#### Exercise task
Which lines fall between the line holding "Write the Plotly code for this chart." and the line holding "import plotly.graph_objects as go", inclusive? Retype them exactly, without the pictures, and add nothing else.

#### Data for this exercise
- - -

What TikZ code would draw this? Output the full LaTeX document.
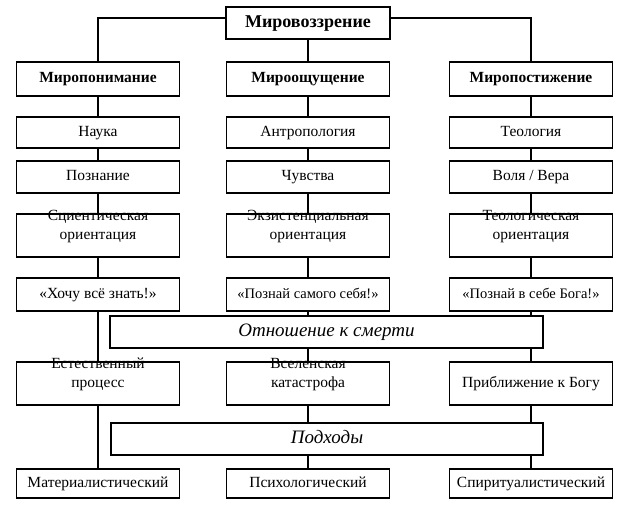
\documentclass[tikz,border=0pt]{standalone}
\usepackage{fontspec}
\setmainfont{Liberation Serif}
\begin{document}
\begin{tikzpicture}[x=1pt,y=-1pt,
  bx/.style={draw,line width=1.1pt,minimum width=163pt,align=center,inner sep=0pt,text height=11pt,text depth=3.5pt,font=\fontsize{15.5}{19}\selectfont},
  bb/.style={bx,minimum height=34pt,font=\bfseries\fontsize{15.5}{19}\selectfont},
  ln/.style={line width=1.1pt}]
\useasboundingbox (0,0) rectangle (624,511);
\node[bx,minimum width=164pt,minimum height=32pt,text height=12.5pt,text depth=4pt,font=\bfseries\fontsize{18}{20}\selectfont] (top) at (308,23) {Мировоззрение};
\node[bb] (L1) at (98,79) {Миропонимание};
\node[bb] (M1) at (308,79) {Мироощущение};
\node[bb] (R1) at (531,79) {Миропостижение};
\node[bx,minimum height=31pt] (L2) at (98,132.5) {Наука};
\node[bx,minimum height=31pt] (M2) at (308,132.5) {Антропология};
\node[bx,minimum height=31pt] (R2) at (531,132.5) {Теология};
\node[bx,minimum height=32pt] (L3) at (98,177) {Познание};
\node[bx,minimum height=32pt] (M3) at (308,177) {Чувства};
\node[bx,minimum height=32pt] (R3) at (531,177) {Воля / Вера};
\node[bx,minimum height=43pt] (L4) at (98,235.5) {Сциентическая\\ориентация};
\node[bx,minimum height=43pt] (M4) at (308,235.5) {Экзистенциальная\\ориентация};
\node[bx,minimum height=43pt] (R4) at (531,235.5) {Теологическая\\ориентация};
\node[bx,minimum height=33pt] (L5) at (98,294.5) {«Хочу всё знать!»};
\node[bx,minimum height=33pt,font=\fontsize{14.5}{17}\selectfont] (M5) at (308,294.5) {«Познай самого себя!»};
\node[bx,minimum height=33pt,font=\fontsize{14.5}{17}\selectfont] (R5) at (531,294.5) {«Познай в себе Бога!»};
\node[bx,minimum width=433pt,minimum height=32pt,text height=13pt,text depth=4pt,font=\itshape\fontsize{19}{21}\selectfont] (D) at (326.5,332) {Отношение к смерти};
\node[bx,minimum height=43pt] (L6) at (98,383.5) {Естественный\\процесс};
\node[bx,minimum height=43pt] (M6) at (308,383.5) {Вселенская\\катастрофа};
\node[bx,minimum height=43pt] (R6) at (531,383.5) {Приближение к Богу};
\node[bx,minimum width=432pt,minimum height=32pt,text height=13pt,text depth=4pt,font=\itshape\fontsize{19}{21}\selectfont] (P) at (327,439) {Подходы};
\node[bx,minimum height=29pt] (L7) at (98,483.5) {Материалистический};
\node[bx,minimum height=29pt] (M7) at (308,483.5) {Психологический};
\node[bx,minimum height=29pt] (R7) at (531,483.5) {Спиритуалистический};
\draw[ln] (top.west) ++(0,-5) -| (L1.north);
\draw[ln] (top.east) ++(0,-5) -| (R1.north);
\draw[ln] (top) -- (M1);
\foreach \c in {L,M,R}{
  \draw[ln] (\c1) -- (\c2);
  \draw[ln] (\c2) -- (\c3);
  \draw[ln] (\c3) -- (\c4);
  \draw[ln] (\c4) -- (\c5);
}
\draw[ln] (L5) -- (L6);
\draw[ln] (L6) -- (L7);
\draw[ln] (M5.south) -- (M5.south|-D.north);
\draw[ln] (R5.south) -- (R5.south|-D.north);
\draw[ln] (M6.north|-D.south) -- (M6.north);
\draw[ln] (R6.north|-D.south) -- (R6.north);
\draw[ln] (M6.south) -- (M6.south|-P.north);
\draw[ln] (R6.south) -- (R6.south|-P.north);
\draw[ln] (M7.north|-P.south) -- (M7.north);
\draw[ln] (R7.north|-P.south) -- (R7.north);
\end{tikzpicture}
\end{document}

- - -

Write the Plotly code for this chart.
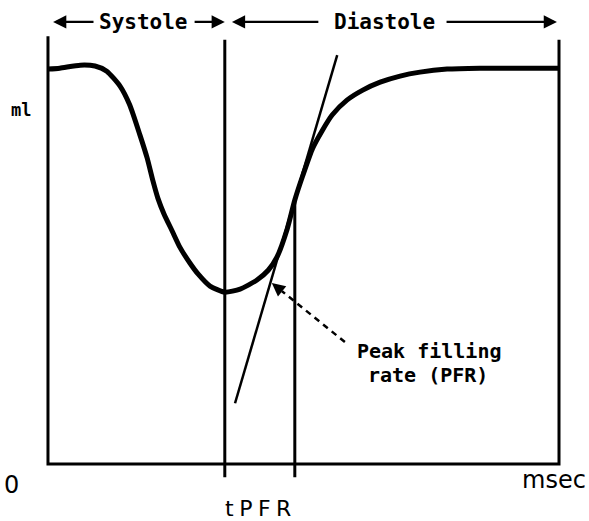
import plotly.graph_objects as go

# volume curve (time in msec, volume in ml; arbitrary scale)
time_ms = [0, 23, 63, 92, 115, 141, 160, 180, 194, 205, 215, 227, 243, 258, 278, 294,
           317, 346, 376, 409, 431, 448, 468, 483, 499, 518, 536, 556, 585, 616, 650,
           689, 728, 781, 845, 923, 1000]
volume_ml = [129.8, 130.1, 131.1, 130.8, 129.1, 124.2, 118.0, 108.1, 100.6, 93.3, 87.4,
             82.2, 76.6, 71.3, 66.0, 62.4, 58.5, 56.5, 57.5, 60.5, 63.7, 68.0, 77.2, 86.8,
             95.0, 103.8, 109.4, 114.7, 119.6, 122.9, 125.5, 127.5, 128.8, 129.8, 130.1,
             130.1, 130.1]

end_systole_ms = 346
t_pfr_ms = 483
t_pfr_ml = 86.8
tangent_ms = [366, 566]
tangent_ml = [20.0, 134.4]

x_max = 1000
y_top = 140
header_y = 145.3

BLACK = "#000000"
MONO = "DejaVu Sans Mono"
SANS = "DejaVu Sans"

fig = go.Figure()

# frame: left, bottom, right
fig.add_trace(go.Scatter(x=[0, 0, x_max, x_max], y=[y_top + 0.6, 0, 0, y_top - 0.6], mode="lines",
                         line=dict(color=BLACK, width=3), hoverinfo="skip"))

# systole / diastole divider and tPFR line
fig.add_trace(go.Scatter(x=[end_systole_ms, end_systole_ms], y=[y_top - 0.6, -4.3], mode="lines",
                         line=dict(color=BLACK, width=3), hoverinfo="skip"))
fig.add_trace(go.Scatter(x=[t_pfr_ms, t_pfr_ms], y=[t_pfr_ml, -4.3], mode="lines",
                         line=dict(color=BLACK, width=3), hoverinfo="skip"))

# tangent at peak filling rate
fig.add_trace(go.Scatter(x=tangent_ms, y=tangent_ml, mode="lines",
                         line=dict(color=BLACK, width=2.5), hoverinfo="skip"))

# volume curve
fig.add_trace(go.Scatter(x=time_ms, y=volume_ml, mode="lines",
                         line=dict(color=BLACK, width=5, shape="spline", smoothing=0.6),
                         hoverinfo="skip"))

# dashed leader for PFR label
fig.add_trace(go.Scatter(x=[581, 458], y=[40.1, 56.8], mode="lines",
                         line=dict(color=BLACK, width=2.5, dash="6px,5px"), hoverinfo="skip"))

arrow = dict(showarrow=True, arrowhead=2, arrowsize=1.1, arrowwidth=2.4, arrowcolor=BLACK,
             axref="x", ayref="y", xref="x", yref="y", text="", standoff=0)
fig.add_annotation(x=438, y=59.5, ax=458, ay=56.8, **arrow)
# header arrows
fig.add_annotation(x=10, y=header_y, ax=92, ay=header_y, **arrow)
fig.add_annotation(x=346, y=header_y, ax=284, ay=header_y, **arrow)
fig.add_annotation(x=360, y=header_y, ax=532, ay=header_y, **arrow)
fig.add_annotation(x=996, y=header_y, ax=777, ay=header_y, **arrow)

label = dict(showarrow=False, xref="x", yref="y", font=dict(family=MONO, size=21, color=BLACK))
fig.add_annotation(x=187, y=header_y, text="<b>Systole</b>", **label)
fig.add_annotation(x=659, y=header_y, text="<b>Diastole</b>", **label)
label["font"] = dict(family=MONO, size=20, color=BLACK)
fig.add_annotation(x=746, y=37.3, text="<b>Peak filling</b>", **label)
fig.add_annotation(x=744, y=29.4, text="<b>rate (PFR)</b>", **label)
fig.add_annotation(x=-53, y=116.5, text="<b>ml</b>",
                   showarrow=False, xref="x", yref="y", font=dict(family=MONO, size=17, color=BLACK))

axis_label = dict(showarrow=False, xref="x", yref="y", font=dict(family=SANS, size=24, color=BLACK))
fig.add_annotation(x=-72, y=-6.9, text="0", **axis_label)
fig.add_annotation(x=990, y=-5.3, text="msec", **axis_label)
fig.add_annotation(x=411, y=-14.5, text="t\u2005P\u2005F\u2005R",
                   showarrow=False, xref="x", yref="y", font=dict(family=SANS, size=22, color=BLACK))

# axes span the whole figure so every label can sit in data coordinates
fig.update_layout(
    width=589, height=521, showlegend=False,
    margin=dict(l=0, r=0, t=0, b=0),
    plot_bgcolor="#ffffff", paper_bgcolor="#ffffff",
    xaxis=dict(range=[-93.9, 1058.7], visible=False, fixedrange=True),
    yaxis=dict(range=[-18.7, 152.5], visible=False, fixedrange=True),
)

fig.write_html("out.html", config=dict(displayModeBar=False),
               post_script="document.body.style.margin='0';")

- - -

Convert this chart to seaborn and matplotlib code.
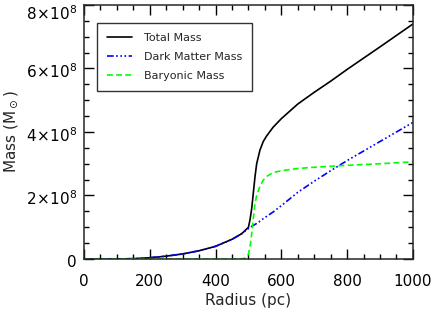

- - -

#### Task solution
Write the Plotly code for this chart.
import plotly.graph_objects as go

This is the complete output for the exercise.